Work instructions:
Repeat the listing in full, exactly as it stands.

Data section:
****

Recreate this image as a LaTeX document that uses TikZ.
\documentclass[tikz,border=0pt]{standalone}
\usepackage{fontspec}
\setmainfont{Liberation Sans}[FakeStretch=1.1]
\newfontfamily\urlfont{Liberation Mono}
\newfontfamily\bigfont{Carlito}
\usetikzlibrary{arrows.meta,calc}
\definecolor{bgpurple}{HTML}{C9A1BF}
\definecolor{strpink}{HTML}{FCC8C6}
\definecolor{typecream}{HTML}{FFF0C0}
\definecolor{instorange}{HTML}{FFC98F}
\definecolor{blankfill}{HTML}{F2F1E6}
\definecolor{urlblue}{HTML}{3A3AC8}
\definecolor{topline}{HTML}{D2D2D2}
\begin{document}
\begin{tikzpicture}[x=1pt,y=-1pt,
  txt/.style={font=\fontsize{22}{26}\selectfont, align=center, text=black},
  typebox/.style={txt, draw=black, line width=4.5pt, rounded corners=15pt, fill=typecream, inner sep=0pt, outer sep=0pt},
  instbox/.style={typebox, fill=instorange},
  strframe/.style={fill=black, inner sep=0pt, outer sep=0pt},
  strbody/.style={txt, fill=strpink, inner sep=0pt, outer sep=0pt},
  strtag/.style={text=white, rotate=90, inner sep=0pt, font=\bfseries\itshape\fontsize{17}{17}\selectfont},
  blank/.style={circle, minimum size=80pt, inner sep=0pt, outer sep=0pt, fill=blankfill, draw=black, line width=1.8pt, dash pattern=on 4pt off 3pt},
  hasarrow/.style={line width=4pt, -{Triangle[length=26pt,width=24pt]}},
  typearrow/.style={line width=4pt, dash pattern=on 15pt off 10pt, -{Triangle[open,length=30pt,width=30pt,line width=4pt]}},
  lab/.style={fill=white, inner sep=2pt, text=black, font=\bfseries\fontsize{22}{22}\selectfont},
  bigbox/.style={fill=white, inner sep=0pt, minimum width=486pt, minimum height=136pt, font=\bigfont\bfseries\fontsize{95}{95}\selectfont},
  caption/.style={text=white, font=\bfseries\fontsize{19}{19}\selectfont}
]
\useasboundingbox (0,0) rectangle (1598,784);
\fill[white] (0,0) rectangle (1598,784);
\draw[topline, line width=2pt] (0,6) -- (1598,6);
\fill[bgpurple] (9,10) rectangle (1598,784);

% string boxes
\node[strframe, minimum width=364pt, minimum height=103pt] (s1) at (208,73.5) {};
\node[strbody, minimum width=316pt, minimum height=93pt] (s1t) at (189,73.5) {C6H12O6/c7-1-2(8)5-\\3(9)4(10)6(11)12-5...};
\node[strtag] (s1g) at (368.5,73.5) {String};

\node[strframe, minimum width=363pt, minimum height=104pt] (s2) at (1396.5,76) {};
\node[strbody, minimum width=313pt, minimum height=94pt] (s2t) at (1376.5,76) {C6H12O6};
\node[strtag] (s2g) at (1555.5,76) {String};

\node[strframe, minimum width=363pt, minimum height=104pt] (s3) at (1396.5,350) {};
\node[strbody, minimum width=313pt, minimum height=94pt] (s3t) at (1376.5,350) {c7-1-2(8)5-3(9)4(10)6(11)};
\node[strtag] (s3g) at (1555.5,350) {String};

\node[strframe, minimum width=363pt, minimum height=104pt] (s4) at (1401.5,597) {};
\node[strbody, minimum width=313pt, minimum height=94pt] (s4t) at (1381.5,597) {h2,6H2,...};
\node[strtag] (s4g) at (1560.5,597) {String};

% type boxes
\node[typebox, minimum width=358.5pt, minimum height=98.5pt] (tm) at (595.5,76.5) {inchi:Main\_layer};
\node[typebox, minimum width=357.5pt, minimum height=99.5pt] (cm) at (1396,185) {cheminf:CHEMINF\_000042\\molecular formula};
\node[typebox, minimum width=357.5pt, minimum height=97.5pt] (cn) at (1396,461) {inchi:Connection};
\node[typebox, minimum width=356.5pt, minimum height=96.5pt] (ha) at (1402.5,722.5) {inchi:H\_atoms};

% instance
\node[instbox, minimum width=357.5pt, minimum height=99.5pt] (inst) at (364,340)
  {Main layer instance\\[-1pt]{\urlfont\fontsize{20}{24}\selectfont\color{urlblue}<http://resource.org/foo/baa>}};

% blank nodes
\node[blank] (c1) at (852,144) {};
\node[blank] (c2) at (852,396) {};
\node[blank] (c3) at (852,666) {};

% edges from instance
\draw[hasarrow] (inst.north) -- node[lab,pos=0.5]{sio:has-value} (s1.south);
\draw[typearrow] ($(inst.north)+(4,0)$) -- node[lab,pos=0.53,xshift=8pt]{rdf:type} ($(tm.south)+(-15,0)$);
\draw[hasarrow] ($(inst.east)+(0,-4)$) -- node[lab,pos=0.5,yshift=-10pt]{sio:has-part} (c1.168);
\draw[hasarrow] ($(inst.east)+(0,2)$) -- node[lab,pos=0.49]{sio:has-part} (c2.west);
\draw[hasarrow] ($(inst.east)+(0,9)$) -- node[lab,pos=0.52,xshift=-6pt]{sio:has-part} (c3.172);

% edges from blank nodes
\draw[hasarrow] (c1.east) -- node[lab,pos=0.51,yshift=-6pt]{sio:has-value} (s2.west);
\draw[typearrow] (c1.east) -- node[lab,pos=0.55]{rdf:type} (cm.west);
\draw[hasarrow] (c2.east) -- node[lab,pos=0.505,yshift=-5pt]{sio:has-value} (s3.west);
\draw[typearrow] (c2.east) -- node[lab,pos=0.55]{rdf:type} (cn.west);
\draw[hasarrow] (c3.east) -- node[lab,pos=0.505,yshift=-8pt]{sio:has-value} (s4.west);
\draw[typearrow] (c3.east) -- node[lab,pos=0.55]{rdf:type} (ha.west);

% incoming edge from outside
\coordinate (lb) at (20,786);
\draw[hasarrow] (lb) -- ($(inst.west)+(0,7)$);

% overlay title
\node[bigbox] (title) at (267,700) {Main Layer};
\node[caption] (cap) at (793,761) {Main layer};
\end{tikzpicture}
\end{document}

****

Response:
Recreate this image as a LaTeX document that uses TikZ.
\documentclass[tikz,border=0pt]{standalone}
\usepackage{fontspec}
\setmainfont{Liberation Sans}[FakeStretch=1.1]
\newfontfamily\urlfont{Liberation Mono}
\newfontfamily\bigfont{Carlito}
\usetikzlibrary{arrows.meta,calc}
\definecolor{bgpurple}{HTML}{C9A1BF}
\definecolor{strpink}{HTML}{FCC8C6}
\definecolor{typecream}{HTML}{FFF0C0}
\definecolor{instorange}{HTML}{FFC98F}
\definecolor{blankfill}{HTML}{F2F1E6}
\definecolor{urlblue}{HTML}{3A3AC8}
\definecolor{topline}{HTML}{D2D2D2}
\begin{document}
\begin{tikzpicture}[x=1pt,y=-1pt,
  txt/.style={font=\fontsize{22}{26}\selectfont, align=center, text=black},
  typebox/.style={txt, draw=black, line width=4.5pt, rounded corners=15pt, fill=typecream, inner sep=0pt, outer sep=0pt},
  instbox/.style={typebox, fill=instorange},
  strframe/.style={fill=black, inner sep=0pt, outer sep=0pt},
  strbody/.style={txt, fill=strpink, inner sep=0pt, outer sep=0pt},
  strtag/.style={text=white, rotate=90, inner sep=0pt, font=\bfseries\itshape\fontsize{17}{17}\selectfont},
  blank/.style={circle, minimum size=80pt, inner sep=0pt, outer sep=0pt, fill=blankfill, draw=black, line width=1.8pt, dash pattern=on 4pt off 3pt},
  hasarrow/.style={line width=4pt, -{Triangle[length=26pt,width=24pt]}},
  typearrow/.style={line width=4pt, dash pattern=on 15pt off 10pt, -{Triangle[open,length=30pt,width=30pt,line width=4pt]}},
  lab/.style={fill=white, inner sep=2pt, text=black, font=\bfseries\fontsize{22}{22}\selectfont},
  bigbox/.style={fill=white, inner sep=0pt, minimum width=486pt, minimum height=136pt, font=\bigfont\bfseries\fontsize{95}{95}\selectfont},
  caption/.style={text=white, font=\bfseries\fontsize{19}{19}\selectfont}
]
\useasboundingbox (0,0) rectangle (1598,784);
\fill[white] (0,0) rectangle (1598,784);
\draw[topline, line width=2pt] (0,6) -- (1598,6);
\fill[bgpurple] (9,10) rectangle (1598,784);

% string boxes
\node[strframe, minimum width=364pt, minimum height=103pt] (s1) at (208,73.5) {};
\node[strbody, minimum width=316pt, minimum height=93pt] (s1t) at (189,73.5) {C6H12O6/c7-1-2(8)5-\\3(9)4(10)6(11)12-5...};
\node[strtag] (s1g) at (368.5,73.5) {String};

\node[strframe, minimum width=363pt, minimum height=104pt] (s2) at (1396.5,76) {};
\node[strbody, minimum width=313pt, minimum height=94pt] (s2t) at (1376.5,76) {C6H12O6};
\node[strtag] (s2g) at (1555.5,76) {String};

\node[strframe, minimum width=363pt, minimum height=104pt] (s3) at (1396.5,350) {};
\node[strbody, minimum width=313pt, minimum height=94pt] (s3t) at (1376.5,350) {c7-1-2(8)5-3(9)4(10)6(11)};
\node[strtag] (s3g) at (1555.5,350) {String};

\node[strframe, minimum width=363pt, minimum height=104pt] (s4) at (1401.5,597) {};
\node[strbody, minimum width=313pt, minimum height=94pt] (s4t) at (1381.5,597) {h2,6H2,...};
\node[strtag] (s4g) at (1560.5,597) {String};

% type boxes
\node[typebox, minimum width=358.5pt, minimum height=98.5pt] (tm) at (595.5,76.5) {inchi:Main\_layer};
\node[typebox, minimum width=357.5pt, minimum height=99.5pt] (cm) at (1396,185) {cheminf:CHEMINF\_000042\\molecular formula};
\node[typebox, minimum width=357.5pt, minimum height=97.5pt] (cn) at (1396,461) {inchi:Connection};
\node[typebox, minimum width=356.5pt, minimum height=96.5pt] (ha) at (1402.5,722.5) {inchi:H\_atoms};

% instance
\node[instbox, minimum width=357.5pt, minimum height=99.5pt] (inst) at (364,340)
  {Main layer instance\\[-1pt]{\urlfont\fontsize{20}{24}\selectfont\color{urlblue}<http://resource.org/foo/baa>}};

% blank nodes
\node[blank] (c1) at (852,144) {};
\node[blank] (c2) at (852,396) {};
\node[blank] (c3) at (852,666) {};

% edges from instance
\draw[hasarrow] (inst.north) -- node[lab,pos=0.5]{sio:has-value} (s1.south);
\draw[typearrow] ($(inst.north)+(4,0)$) -- node[lab,pos=0.53,xshift=8pt]{rdf:type} ($(tm.south)+(-15,0)$);
\draw[hasarrow] ($(inst.east)+(0,-4)$) -- node[lab,pos=0.5,yshift=-10pt]{sio:has-part} (c1.168);
\draw[hasarrow] ($(inst.east)+(0,2)$) -- node[lab,pos=0.49]{sio:has-part} (c2.west);
\draw[hasarrow] ($(inst.east)+(0,9)$) -- node[lab,pos=0.52,xshift=-6pt]{sio:has-part} (c3.172);

% edges from blank nodes
\draw[hasarrow] (c1.east) -- node[lab,pos=0.51,yshift=-6pt]{sio:has-value} (s2.west);
\draw[typearrow] (c1.east) -- node[lab,pos=0.55]{rdf:type} (cm.west);
\draw[hasarrow] (c2.east) -- node[lab,pos=0.505,yshift=-5pt]{sio:has-value} (s3.west);
\draw[typearrow] (c2.east) -- node[lab,pos=0.55]{rdf:type} (cn.west);
\draw[hasarrow] (c3.east) -- node[lab,pos=0.505,yshift=-8pt]{sio:has-value} (s4.west);
\draw[typearrow] (c3.east) -- node[lab,pos=0.55]{rdf:type} (ha.west);

% incoming edge from outside
\coordinate (lb) at (20,786);
\draw[hasarrow] (lb) -- ($(inst.west)+(0,7)$);

% overlay title
\node[bigbox] (title) at (267,700) {Main Layer};
\node[caption] (cap) at (793,761) {Main layer};
\end{tikzpicture}
\end{document}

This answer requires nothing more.